Mr. Smith Goes to Washington Is a Fun, Darling Movie about a Paranoid Conspiracy
But gosh darn it, I love it.

Trump’s conspiracy-mongering nonsense now that he’s been beaten by one of the largest vote margins in modern history is really not much of a surprise. Nothing is ever his fault, after all. So it really seemed inevitable that, faced with this loss, he’d throw millions of dollars at doomed recounts, file dozens of frivolous lawsuits, and spread complete falsehoods on Twitter. When the facts don’t support you, you can just claim it’s all a conspiracy.

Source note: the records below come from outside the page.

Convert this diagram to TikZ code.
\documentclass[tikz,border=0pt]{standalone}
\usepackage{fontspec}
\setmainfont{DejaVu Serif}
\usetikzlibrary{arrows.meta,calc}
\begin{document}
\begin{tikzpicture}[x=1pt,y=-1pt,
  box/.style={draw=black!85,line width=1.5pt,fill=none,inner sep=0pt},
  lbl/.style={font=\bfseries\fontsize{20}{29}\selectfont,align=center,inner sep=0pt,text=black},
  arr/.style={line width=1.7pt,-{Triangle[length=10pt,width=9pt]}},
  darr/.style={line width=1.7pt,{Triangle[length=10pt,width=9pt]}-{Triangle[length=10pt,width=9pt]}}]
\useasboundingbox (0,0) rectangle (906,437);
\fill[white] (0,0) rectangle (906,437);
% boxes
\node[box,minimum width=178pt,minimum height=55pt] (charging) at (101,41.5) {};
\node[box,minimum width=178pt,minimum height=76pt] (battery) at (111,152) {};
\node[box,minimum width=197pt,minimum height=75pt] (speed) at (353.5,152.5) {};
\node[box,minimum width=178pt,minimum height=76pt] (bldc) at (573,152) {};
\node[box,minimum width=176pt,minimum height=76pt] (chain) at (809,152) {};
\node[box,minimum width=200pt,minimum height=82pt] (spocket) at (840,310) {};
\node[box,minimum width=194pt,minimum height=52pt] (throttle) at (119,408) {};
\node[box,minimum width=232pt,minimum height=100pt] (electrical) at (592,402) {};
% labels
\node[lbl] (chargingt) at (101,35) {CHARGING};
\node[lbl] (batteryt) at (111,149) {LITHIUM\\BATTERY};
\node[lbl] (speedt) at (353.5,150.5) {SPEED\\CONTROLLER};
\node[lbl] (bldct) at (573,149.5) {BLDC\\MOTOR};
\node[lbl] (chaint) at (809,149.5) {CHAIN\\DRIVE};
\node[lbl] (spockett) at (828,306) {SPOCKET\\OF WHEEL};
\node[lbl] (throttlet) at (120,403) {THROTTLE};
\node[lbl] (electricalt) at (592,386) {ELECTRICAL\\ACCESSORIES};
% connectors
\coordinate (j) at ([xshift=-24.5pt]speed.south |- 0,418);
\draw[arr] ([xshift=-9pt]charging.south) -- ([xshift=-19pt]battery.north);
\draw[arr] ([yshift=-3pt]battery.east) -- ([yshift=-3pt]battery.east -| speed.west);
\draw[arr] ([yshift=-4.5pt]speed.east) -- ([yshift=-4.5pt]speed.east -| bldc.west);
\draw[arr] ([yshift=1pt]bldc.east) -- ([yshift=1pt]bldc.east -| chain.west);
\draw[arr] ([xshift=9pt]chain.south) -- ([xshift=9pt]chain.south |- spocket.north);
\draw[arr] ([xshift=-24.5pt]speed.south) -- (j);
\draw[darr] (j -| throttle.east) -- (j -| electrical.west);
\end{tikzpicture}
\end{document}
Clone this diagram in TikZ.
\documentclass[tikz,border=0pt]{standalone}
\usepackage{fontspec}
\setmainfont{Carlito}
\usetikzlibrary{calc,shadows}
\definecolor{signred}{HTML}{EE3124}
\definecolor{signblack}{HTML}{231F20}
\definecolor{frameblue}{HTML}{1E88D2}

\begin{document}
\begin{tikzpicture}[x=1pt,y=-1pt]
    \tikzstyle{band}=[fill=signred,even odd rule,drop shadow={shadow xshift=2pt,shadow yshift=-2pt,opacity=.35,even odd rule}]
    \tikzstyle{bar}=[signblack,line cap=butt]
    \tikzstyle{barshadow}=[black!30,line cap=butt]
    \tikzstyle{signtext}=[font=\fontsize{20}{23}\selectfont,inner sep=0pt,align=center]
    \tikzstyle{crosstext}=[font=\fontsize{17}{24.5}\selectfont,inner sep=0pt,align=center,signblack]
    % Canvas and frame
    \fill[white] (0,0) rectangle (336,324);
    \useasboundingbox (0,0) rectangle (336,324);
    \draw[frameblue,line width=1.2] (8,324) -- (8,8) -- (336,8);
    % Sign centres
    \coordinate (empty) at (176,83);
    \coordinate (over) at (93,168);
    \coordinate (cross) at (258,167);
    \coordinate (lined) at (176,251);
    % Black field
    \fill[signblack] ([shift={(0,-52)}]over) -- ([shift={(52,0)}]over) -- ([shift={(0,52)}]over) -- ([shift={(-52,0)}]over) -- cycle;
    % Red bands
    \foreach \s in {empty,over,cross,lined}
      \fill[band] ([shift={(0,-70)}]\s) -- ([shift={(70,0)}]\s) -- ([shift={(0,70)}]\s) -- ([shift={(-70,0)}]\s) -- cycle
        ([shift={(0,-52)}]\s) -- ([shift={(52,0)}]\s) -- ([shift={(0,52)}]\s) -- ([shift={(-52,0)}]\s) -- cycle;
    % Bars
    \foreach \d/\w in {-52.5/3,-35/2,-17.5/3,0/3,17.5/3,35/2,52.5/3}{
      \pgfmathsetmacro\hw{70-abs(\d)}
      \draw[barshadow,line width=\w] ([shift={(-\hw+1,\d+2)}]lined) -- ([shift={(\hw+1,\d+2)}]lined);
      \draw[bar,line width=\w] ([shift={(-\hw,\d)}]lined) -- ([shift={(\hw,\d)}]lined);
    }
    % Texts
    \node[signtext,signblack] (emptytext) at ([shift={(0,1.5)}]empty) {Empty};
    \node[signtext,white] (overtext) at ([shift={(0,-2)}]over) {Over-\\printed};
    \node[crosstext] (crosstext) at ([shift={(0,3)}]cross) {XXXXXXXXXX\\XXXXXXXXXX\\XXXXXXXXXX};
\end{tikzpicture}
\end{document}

Looking at that whole situation adds another layer to Mr. Smith Goes to Washington, as Frank Capra’s 1939 film starring James Stewart as the nation’s most blameless and starry-eyed holder of political office now harbors a potentially harmful narrative. Its premise is that this particular guy is incorruptible and the target of some vast conspiracy, one in which seemingly an entire state can just be ordered by one corrupt insider to destroy him and drag his name through the mud. It is exactly the sort of thing Trump and his Z-team of hysterical lawyers are all screaming now. Surely, they’d love for you to believe that Trump, like Jefferson Smith, is some innocent political naif who’s been framed up by those blackhearted power brokers in Washington.
Of course, I don’t think Capra intended that at all, and it is still, gosh darn it, impossible not to love the movie. Neither Capra nor anybody in 1939 could have looked ahead and seen the trash fire awaiting our nation’s highest office 80 years later. And the fact the conspiracy here is aimed at some petty fight over a public works project is exactly the kind of quotidian bullshit that really does animate most political corruption.

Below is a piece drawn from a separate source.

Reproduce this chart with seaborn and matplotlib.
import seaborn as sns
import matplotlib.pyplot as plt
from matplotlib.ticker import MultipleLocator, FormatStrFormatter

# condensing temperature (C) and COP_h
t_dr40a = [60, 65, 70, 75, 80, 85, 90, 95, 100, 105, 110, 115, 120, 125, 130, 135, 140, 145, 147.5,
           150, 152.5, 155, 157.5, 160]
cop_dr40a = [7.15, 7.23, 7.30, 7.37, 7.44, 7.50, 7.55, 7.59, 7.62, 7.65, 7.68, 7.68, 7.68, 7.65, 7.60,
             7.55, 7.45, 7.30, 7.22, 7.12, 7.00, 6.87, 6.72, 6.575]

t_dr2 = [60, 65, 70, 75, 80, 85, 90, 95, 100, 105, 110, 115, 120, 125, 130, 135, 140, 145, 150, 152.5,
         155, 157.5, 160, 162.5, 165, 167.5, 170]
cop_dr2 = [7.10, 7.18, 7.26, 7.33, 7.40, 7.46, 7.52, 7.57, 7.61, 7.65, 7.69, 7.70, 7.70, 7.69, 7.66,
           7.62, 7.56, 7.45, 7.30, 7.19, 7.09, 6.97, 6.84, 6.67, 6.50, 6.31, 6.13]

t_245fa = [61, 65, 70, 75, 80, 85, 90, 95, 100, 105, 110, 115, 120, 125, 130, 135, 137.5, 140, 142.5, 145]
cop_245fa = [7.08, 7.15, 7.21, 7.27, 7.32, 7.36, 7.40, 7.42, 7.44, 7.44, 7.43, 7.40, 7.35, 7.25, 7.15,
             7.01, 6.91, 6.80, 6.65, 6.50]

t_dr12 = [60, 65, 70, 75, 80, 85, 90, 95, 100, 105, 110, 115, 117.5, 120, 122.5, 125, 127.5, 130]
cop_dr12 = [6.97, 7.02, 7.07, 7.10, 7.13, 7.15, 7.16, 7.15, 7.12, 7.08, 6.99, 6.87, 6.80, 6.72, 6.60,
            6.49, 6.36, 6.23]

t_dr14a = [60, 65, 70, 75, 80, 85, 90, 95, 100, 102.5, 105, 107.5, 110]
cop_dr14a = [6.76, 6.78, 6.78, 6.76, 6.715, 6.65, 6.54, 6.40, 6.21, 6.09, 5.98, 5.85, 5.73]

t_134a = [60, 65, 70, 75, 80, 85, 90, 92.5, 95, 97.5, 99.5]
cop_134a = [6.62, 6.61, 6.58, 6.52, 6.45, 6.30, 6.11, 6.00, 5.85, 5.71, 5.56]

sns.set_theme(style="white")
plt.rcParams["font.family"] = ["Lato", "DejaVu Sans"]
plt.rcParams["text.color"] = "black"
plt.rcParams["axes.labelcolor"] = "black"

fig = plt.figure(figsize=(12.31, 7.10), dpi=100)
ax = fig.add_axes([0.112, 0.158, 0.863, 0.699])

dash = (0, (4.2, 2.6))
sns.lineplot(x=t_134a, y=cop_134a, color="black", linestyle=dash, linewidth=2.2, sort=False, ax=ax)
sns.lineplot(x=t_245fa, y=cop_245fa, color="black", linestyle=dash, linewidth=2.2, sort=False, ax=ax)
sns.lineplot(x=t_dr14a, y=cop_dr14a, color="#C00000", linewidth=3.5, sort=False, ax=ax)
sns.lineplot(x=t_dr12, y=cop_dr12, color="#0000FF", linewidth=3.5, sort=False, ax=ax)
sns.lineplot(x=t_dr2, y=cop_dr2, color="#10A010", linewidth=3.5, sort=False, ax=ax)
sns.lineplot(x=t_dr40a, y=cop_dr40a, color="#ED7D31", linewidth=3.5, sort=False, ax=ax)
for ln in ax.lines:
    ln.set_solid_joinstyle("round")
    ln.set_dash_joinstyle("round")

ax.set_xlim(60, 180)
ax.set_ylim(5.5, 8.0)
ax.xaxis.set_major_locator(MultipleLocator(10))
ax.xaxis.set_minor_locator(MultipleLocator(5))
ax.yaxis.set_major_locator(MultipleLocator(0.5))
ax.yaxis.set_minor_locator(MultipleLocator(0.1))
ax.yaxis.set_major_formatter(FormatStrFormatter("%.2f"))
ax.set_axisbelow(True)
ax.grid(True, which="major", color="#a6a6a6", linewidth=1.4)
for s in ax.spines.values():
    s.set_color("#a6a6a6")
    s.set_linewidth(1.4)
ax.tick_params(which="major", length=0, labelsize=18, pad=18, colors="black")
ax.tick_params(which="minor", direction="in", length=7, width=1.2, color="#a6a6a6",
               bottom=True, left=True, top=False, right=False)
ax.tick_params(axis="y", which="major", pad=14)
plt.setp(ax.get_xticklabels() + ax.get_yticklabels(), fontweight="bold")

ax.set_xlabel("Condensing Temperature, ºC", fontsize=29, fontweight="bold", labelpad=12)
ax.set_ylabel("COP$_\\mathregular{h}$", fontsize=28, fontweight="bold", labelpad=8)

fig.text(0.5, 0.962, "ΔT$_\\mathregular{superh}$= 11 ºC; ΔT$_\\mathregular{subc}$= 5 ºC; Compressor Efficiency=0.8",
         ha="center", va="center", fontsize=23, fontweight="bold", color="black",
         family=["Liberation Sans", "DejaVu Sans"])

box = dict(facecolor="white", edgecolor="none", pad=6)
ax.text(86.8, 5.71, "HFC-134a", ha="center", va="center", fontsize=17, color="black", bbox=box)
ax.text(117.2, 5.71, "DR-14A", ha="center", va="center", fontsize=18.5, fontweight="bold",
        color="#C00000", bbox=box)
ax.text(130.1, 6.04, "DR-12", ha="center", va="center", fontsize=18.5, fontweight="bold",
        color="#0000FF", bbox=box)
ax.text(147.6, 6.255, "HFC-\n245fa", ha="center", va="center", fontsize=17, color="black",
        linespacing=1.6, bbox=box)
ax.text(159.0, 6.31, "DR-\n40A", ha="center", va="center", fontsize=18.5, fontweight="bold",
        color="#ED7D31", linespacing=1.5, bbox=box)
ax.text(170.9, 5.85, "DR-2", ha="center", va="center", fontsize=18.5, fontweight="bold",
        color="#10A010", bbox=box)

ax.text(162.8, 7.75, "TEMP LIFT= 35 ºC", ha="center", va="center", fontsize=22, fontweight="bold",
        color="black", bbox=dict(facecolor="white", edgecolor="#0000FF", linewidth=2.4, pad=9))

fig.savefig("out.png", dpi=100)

The unexpected death of a respected United States senator sends the political world into a sudden uproar. (We are never told what state he represents, but it does have some prairie in it, at least.) Faced with the responsibility to appoint a successor right away so that a crucial budget package can be voted on, the feckless governor (Guy Kibbee) vacillates between two picks whom one faction or another hate. Eventually his eight children browbeat him into appointing the bestest scoutmaster in the state, Jefferson Smith (James Stewart). This is acceptable, for the moment, to the mastermind of the state’s political machine, Jim Taylor (Edward Arnold), who believes Smith is inexperienced enough to be controlled.

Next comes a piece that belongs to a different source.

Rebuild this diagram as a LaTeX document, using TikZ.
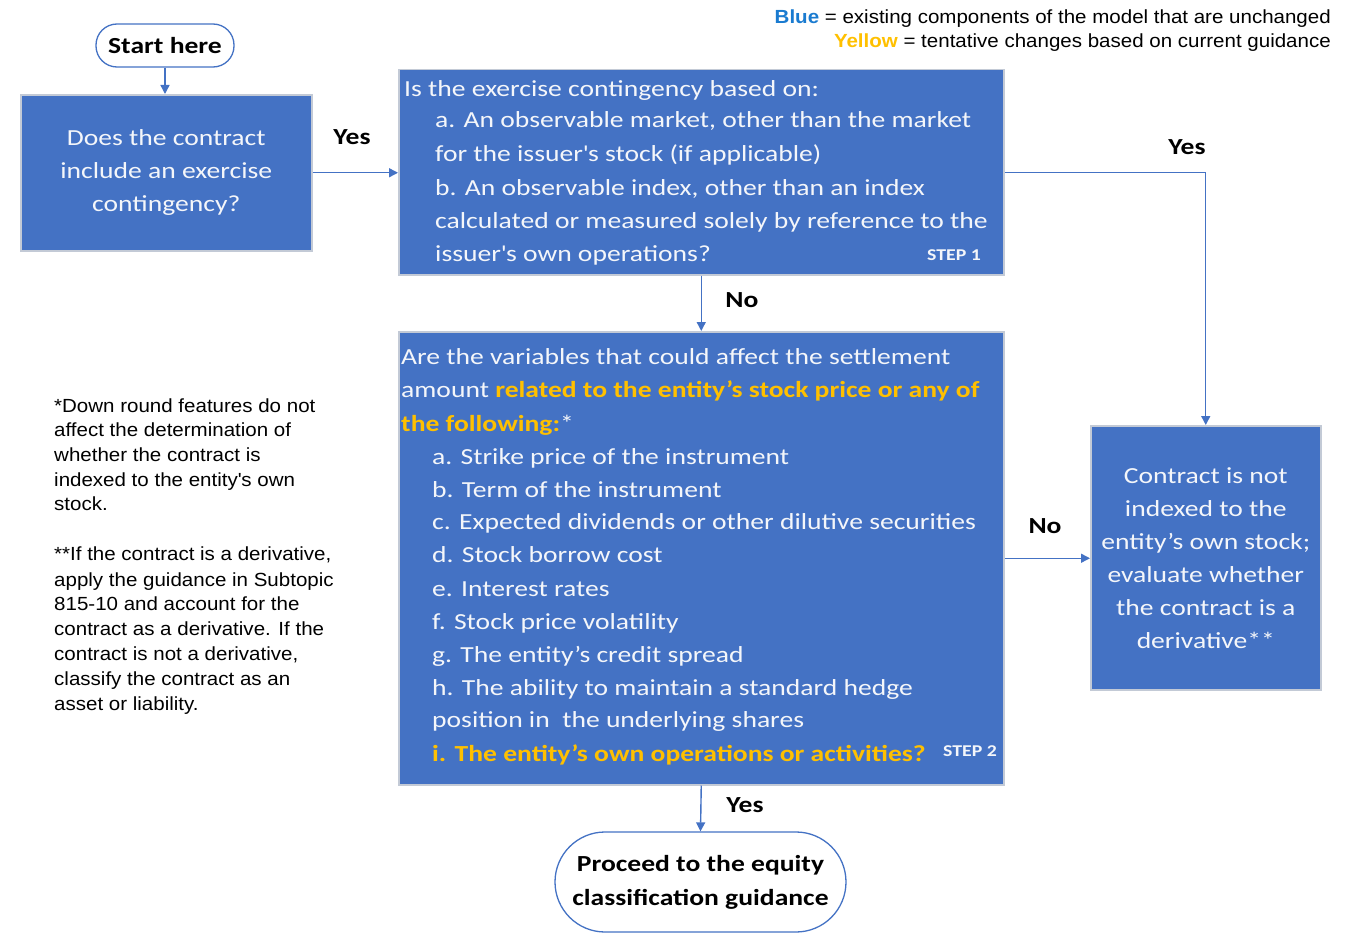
\documentclass[tikz,border=0pt]{standalone}
\usepackage{fontspec}
\setmainfont{Carlito}[FakeStretch=1.2]
\newfontfamily\arial{Liberation Sans}[FakeStretch=1.08]
\usetikzlibrary{arrows.meta}
\definecolor{boxblue}{HTML}{4472C4}
\definecolor{edgegray}{HTML}{C3CAD6}
\definecolor{yel}{HTML}{FFC000}
\definecolor{legblue}{HTML}{1A7BD0}
\definecolor{wtext}{HTML}{F4F6FA}
\begin{document}
\begin{tikzpicture}[x=1pt,y=-1pt,
  bluebox/.style={draw=edgegray,line width=1.5pt,fill=boxblue,anchor=north west,inner sep=0pt,
    text=wtext,align=center,font=\fontsize{23}{33}\selectfont},
  term/.style={draw=boxblue,line width=1.3pt,fill=white,inner sep=0pt,align=center},
  conn/.style={draw=boxblue,line width=1.4pt,-{Triangle[length=9pt,width=9pt]}},
  wl/.style={text=wtext,font=\fontsize{23}{28}\selectfont,inner sep=0pt,anchor=base west},
  steplbl/.style={text=wtext,font=\bfseries\fontsize{16.5}{18}\selectfont,inner sep=0pt,anchor=base east},
  lbl/.style={font=\bfseries\fontsize{23}{25}\selectfont,inner sep=0pt},
  note/.style={font=\arial\fontsize{19}{23}\selectfont,inner sep=0pt,anchor=base west},
  leg/.style={font=\arial\fontsize{19}{23}\selectfont,inner sep=0pt,anchor=base east}]
\useasboundingbox (0,0) rectangle (1355,934);
\clip (0,0) rectangle (1355,934);

% legend
\node[leg] (leg1) at (1331,24) {{\bfseries\color{legblue}Blue} = existing components of the model that are unchanged};
\node[leg] (leg2) at (1331,48) {{\bfseries\color{yel}Yellow} = tentative changes based on current guidance};

% start
\node[term, minimum width=138pt, minimum height=43pt, rounded corners=21pt,
  font=\bfseries\fontsize{23}{25}\selectfont] (start) at (165,45.5) {Start here};

% box 1
\node[bluebox, minimum width=291pt, minimum height=156pt] (b1) at (20,94)
  {Does the contract\\include an exercise\\contingency?};

% step 1
\node[bluebox, minimum width=605pt, minimum height=205pt] (s1) at (398,69) {};
\node[wl] (s1a) at (404,96) {Is the exercise contingency based on:};
\node[wl] (s1b) at (435,128) {a. An observable market, other than the market};
\node[wl] (s1c) at (435,161) {for the issuer\textquotesingle s stock (if applicable)};
\node[wl] (s1d) at (435,195) {b. An observable index, other than an index};
\node[wl] (s1e) at (435,228) {calculated or measured solely by reference to the};
\node[wl] (s1f) at (435,261) {issuer\textquotesingle s own operations?};
\node[steplbl] (st1) at (981,260) {STEP 1};

% step 2
\node[bluebox, minimum width=605pt, minimum height=453pt] (s2) at (398,331) {};
\node[wl] (s2a) at (401,364) {Are the variables that could affect the settlement};
\node[wl] (s2b) at (401,397) {amount {\bfseries\color{yel}related to the entity’s stock price or any of}};
\node[wl] (s2c) at (401,431) {{\bfseries\color{yel}the following:}*};
\node[wl] (s2d) at (432,464) {a. Strike price of the instrument};
\node[wl] (s2e) at (432,497) {b. Term of the instrument};
\node[wl] (s2f) at (432,529) {c. Expected dividends or other dilutive securities};
\node[wl] (s2g) at (432,562) {d. Stock borrow cost};
\node[wl] (s2h) at (432,596) {e. Interest rates};
\node[wl] (s2i) at (432,629) {f. Stock price volatility};
\node[wl] (s2j) at (432,662) {g. The entity’s credit spread};
\node[wl] (s2k) at (432,695) {h. The ability to maintain a standard hedge};
\node[wl] (s2l) at (432,727) {position in\ \ the underlying shares};
\node[wl] (s2m) at (432,761) {{\bfseries\color{yel}i. The entity’s own operations or activities?}};
\node[steplbl] (st2) at (997,756) {STEP 2};

% right box
\node[bluebox, minimum width=230pt, minimum height=264pt] (rb) at (1090,425)
  {Contract is not\\indexed to the\\entity’s own stock;\\evaluate whether\\the contract is a\\derivative**};

% end
\node[term, minimum width=291pt, minimum height=100pt, rounded corners=50pt,
  font=\bfseries\fontsize{23}{34}\selectfont] (en) at (700.5,882)
  {Proceed to the equity\\classification guidance};

% notes
\node[note] (n1) at (54,412) {*Down round features do not};
\node[note] (n2) at (54,436) {affect the determination of};
\node[note] (n3) at (54,461) {whether the contract is};
\node[note] (n4) at (54,486) {indexed to the entity\textquotesingle s own};
\node[note] (n5) at (54,510) {stock.};
\node[note] (n6) at (54,560) {**If the contract is a derivative,};
\node[note] (n7) at (54,586) {apply the guidance in Subtopic};
\node[note] (n8) at (54,610) {815-10 and account for the};
\node[note] (n9) at (54,635) {contract as a derivative. If the};
\node[note] (n10) at (54,660) {contract is not a derivative,};
\node[note] (n11) at (54,685) {classify the contract as an};
\node[note] (n12) at (54,710) {asset or liability.};

% connectors
\draw[conn] (start.south) -- (start.south |- b1.north);
\draw[conn] (b1.east) -- (b1.east -| s1.west);
\draw[conn] (s1.south) -- (s2.north);
\draw[conn] (s1.east) -| (rb.north);
\draw[conn] (s2.east) -- (s2.east -| rb.west);
\draw[conn] (s2.south) -- (en.north);

% labels
\node[lbl] (y1) at (352,137) {Yes};
\node[lbl] (n1l) at (742,300) {No};
\node[lbl] (y2) at (1187,147) {Yes};
\node[lbl] (n2l) at (1045,526) {No};
\node[lbl] (y3) at (745,805) {Yes};
\end{tikzpicture}
\end{document}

Smith is quickly taken under the wing of his fellow senator Joseph Paine (Claude Rains, looking and sounding nothing at all like the smarmy fellows he played in some of his other famous roles). Smith is so taken in by the majesty of the District of Columbia that he goes missing for hours just gazing in awe upon the Lincoln Memorial. When he does finally make it into his new office, his legislative assistant, Saunders (Jean Arthur, playing it tough as nails and dry as sand), and Diz, the besotted reporter who’s eager for a story (Thomas Mitchell), can’t believe he’s for real.
Smith’s one idea is that he wants to create a boy’s camp, a place where young men from all over the country can go for some outdoorsy recreation and good old American values. It will not strain the federal budget, he claims, because these boys will each kick in a dime to pay back the loan. Rather than scream at him that this is socialism or that the camp has a pedophile ring in the basement, Paine tells him to go ahead and draw up a bill, for which he enlists Saunders’ help. The scene in which she cynically rattles off the entire process by which a bill becomes a law (unless it fails in the eleventh hour) is actually very instructive. I work in a legislature, and Jean Arthur may as well be some of the people I know now, 80 years later.
What Smith’s friendly political mentors come to realize when he reads his bill into the record is that he’s eyeing the same land for his boy’s camp that Taylor’s political machine wants to use to build a dam that will generate a ton of kickbacks. Saunders can’t bear to keep this secret from Smith, who refuses to play ball with Taylor and Paine. Unable to threaten or bribe him, the men immediately hatch an elaborate conspiracy, framing him as the owner of the land in question and accusing him of seeking to illegally benefit from a deal. This involves getting one of his acquaintances to testify against him and forging land transfer documents with his falsified signature on them.